— start of Provided information —

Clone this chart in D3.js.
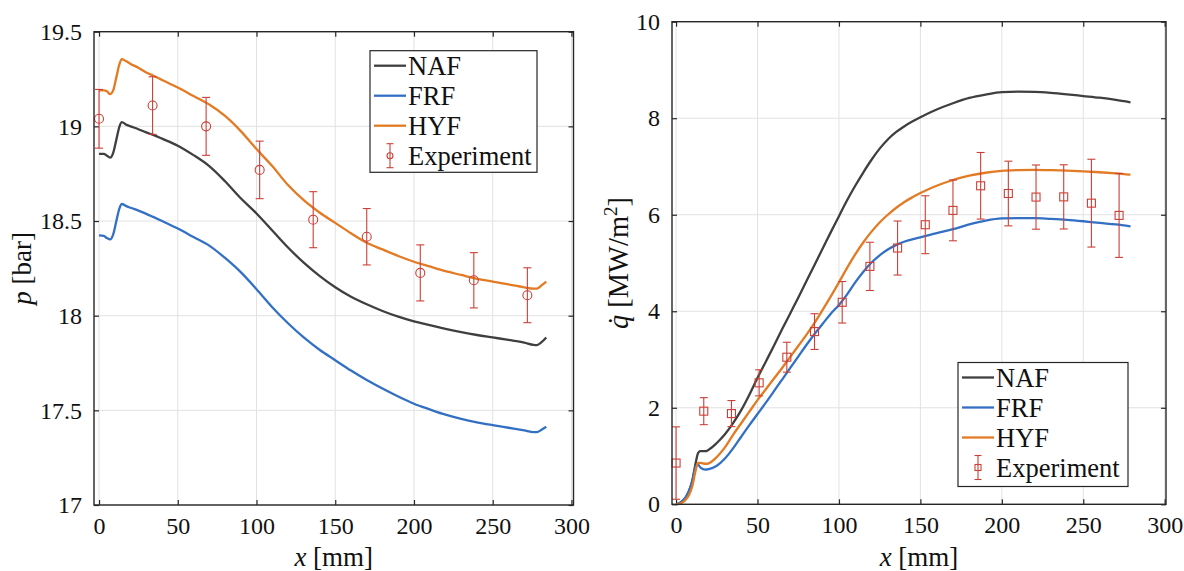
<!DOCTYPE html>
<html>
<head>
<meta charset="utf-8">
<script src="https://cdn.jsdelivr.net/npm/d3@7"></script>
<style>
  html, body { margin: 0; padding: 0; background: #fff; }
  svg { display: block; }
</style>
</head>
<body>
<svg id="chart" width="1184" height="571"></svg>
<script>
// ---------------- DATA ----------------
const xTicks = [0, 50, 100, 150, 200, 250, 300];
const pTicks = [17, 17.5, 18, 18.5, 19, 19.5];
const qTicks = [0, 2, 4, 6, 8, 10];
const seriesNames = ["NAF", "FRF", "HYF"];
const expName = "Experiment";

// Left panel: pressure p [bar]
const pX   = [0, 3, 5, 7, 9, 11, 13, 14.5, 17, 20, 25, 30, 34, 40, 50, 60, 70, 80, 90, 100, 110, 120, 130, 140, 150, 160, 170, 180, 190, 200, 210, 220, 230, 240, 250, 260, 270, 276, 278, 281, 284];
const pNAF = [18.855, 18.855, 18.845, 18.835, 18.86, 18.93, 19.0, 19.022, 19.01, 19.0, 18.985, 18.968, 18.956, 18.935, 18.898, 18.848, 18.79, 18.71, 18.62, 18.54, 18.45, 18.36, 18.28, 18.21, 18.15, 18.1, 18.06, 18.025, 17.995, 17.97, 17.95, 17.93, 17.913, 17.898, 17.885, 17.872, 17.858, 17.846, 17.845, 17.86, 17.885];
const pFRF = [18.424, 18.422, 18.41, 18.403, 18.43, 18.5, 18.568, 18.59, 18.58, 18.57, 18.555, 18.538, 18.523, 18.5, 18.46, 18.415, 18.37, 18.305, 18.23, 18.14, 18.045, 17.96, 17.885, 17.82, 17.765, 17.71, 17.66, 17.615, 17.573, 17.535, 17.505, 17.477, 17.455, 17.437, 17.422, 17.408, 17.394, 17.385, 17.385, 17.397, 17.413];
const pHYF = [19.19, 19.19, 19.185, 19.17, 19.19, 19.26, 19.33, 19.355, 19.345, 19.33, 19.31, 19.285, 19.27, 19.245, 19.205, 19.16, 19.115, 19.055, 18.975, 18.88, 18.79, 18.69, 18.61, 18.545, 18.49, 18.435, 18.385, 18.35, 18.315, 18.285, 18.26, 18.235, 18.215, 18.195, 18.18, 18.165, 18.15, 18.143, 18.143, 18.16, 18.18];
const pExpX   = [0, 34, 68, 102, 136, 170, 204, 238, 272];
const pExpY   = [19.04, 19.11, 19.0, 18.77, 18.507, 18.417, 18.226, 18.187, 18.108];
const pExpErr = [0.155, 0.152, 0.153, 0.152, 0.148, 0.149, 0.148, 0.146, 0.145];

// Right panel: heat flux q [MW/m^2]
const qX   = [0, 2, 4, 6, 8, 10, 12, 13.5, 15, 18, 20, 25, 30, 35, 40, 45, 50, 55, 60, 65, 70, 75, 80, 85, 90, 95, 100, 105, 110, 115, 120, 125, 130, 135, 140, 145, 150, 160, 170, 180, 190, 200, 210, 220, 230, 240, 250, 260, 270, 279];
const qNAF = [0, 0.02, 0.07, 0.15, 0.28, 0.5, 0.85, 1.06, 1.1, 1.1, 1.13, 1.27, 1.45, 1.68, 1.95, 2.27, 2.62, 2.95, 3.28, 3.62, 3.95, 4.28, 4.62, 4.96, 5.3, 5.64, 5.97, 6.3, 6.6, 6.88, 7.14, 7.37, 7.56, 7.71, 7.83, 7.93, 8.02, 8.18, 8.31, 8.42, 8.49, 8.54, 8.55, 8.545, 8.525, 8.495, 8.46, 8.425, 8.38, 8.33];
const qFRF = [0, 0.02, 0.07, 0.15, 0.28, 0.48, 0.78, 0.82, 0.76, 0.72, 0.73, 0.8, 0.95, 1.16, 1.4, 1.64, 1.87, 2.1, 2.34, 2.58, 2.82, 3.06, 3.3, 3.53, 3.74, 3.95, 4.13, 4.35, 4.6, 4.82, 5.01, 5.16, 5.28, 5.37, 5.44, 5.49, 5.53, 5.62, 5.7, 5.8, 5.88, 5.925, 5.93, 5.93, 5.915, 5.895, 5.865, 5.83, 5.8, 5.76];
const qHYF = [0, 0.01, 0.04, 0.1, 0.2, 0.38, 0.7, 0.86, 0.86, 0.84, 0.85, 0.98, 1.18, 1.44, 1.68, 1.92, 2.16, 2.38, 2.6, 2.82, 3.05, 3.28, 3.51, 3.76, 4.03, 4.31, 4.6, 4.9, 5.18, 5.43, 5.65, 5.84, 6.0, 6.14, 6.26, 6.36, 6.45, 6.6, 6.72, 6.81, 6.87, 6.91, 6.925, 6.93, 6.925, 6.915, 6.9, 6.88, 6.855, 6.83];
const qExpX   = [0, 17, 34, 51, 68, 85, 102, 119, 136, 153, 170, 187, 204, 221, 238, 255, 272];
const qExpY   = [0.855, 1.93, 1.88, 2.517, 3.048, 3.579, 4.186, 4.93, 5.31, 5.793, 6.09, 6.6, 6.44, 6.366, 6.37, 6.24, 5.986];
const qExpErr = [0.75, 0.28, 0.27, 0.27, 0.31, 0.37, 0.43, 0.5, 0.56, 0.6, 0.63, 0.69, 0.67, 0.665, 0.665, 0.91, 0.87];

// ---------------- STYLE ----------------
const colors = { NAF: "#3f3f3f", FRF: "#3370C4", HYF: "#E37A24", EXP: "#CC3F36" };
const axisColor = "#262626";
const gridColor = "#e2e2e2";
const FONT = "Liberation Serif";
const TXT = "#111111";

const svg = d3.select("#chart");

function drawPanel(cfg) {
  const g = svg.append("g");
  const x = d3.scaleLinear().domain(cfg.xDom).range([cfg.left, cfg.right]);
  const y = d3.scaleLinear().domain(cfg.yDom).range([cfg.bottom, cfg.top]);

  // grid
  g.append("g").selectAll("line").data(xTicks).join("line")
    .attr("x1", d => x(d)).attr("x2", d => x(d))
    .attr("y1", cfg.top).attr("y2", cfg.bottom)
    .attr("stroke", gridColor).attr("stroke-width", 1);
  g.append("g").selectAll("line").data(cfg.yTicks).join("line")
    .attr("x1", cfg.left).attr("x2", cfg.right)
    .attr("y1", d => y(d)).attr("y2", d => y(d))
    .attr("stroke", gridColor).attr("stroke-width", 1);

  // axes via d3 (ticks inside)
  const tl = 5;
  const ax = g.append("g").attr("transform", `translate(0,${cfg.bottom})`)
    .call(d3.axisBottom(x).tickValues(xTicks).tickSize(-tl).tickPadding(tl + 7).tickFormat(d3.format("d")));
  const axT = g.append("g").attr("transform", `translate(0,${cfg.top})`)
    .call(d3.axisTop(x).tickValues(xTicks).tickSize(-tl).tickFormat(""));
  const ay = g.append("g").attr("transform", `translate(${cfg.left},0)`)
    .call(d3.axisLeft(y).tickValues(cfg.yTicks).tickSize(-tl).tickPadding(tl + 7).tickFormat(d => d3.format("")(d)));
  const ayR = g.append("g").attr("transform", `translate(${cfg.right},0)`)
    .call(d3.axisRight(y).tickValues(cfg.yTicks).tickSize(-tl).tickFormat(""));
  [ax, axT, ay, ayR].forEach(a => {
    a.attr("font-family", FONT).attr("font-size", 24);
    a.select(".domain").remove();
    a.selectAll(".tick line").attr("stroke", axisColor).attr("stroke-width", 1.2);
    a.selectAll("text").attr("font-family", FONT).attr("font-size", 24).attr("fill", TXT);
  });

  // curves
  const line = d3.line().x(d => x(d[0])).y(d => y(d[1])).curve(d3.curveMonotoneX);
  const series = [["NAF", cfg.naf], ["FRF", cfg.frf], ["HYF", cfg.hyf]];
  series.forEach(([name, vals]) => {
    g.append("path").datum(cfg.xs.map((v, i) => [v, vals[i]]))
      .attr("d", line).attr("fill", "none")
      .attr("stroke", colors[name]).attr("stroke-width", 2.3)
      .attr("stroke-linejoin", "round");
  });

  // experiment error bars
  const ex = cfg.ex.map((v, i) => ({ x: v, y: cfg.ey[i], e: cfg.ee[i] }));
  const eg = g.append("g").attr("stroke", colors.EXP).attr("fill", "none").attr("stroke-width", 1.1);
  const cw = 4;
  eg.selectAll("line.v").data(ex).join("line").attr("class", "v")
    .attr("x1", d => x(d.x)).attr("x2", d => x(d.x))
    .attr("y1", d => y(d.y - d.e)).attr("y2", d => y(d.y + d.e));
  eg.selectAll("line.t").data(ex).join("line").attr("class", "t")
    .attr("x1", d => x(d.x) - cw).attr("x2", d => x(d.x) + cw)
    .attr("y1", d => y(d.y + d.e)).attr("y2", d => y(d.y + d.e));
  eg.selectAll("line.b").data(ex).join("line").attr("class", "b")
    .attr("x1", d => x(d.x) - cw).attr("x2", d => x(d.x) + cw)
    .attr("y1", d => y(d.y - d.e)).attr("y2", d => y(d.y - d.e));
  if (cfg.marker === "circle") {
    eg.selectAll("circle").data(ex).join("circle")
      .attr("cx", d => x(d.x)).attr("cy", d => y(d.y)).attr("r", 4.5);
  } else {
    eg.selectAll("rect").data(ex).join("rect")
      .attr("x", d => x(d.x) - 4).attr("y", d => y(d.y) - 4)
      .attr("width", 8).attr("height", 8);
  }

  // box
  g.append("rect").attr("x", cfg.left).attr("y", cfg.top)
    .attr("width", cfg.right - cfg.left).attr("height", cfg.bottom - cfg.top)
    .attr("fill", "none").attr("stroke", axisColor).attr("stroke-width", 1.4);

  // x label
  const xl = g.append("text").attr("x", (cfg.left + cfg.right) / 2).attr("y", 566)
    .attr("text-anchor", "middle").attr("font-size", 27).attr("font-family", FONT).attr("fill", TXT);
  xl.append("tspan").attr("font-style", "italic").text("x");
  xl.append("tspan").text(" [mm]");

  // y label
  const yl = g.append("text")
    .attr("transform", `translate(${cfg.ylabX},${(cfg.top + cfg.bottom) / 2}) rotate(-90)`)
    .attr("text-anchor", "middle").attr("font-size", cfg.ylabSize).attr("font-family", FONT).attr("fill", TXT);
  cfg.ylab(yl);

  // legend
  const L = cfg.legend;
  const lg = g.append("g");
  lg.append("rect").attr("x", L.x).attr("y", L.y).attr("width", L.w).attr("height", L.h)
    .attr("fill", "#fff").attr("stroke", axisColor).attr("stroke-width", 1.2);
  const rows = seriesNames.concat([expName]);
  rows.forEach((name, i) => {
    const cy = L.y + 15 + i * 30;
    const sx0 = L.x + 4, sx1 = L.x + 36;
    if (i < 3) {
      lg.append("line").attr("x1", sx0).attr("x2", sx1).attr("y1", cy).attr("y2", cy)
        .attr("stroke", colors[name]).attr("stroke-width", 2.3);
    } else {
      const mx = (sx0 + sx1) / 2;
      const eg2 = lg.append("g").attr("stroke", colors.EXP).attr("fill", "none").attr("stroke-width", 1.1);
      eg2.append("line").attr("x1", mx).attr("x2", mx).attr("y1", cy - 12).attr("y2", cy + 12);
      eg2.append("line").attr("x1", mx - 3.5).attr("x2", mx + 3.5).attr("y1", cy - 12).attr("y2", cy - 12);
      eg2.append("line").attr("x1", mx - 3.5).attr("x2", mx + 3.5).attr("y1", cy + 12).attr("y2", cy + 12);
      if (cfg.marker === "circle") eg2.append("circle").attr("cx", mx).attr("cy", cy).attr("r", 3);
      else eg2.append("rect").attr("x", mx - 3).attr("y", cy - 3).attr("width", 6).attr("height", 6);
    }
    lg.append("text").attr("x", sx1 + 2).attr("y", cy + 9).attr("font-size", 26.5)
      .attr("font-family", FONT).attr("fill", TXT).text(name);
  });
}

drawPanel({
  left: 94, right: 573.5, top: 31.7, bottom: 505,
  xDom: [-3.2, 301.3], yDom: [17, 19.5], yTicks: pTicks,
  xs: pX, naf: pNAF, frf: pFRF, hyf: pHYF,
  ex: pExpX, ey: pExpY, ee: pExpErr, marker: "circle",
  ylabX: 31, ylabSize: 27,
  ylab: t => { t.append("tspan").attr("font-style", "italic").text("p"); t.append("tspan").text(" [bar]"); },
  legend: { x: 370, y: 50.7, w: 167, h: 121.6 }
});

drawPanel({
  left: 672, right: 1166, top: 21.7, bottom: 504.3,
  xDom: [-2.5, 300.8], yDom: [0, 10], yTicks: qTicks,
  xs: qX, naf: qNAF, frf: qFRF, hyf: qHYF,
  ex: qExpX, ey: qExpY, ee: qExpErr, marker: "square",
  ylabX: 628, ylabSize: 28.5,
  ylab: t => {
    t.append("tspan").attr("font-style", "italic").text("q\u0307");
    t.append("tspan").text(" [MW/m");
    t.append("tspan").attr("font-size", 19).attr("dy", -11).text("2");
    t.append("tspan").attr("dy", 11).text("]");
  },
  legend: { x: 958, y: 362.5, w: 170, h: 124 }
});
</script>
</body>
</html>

— end of Provided information —
— start of Provided information —

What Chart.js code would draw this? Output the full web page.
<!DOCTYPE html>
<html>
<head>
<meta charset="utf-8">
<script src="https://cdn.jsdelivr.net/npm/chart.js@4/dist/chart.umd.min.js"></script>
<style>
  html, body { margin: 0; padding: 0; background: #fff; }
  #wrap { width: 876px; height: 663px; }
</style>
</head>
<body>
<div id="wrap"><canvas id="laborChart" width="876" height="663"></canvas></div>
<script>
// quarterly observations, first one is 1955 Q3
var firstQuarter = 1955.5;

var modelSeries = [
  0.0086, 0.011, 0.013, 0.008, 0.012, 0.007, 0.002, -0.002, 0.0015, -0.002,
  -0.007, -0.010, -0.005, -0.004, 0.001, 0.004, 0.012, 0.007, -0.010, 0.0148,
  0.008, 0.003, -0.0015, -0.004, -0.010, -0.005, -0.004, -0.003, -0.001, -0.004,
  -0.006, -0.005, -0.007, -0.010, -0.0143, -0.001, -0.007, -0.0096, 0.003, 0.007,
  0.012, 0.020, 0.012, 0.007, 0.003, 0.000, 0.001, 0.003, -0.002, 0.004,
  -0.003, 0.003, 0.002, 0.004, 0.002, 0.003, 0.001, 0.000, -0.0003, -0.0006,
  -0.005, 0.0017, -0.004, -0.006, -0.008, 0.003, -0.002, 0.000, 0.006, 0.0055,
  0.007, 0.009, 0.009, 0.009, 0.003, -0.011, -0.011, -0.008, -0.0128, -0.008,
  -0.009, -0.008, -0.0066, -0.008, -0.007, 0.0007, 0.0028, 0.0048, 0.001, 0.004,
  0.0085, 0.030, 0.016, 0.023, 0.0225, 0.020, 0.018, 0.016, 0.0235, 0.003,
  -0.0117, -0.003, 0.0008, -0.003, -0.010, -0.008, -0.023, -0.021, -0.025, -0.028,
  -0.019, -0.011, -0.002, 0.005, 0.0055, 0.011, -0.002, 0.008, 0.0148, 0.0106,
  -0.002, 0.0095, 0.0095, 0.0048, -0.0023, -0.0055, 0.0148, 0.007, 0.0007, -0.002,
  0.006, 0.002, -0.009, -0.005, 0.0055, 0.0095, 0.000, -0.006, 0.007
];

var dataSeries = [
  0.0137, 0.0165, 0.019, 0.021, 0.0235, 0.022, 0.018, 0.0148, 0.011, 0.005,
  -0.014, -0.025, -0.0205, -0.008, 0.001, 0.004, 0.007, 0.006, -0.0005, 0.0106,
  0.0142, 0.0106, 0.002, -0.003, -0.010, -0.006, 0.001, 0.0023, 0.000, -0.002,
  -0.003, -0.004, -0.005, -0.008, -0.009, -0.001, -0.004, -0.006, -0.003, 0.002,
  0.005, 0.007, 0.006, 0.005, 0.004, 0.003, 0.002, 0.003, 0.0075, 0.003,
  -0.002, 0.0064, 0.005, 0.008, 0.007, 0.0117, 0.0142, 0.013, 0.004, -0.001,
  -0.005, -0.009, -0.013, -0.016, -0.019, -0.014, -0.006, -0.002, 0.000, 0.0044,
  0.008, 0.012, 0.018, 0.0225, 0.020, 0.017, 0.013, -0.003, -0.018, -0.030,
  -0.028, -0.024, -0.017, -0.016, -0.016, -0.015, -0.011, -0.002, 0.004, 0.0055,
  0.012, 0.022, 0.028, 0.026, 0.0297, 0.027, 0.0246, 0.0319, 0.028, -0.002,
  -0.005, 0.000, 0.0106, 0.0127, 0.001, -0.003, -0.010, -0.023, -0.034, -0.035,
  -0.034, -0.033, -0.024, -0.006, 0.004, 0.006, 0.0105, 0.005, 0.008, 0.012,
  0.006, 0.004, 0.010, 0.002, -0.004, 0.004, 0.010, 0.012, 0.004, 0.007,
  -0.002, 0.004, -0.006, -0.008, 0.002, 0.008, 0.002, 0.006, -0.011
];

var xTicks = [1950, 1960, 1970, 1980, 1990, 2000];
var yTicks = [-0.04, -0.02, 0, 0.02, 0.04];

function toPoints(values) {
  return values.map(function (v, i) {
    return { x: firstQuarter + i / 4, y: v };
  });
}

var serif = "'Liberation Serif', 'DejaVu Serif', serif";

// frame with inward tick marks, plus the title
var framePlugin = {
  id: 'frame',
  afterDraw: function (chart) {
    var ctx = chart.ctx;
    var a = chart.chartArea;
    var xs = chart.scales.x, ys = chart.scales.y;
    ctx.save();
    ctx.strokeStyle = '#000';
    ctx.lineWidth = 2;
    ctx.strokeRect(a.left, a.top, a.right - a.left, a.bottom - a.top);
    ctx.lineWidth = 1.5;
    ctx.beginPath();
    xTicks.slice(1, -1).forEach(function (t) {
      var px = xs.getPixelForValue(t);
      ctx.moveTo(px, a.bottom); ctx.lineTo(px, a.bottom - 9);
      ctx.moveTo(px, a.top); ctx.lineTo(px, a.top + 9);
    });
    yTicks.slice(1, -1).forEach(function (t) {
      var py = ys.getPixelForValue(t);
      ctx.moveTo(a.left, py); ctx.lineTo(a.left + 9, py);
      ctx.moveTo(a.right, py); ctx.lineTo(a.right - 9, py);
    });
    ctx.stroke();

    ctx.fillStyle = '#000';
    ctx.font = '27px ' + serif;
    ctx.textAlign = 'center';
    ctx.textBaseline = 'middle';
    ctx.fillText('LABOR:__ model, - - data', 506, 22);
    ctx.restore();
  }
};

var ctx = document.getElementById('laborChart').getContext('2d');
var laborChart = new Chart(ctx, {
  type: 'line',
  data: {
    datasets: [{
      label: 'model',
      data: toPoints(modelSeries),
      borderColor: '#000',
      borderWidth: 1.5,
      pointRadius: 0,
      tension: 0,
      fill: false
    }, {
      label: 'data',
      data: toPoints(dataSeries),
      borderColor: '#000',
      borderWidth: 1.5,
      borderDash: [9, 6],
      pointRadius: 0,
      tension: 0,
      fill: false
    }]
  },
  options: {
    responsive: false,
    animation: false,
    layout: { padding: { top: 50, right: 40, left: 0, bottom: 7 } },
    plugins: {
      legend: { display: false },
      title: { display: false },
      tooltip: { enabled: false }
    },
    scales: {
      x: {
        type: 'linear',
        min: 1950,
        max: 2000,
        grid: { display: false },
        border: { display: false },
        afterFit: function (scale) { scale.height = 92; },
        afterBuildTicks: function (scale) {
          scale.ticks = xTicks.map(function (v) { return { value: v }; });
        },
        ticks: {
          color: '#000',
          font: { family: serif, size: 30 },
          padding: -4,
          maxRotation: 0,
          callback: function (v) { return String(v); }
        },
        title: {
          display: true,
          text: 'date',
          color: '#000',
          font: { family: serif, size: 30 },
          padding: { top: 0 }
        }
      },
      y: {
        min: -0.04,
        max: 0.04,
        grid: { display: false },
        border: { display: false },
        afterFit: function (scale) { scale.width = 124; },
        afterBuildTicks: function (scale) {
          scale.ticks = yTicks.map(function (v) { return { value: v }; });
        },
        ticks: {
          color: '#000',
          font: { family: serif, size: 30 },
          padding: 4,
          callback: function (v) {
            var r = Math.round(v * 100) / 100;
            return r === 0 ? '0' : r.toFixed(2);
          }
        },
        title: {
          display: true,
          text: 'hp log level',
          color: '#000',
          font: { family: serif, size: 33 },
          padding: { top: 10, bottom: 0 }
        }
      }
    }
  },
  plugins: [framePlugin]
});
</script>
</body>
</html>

— end of Provided information —

What needs to be done
Take every line from the data that contains the word "this".

Final result
Clone this chart in D3.js.
What Chart.js code would draw this? Output the full web page.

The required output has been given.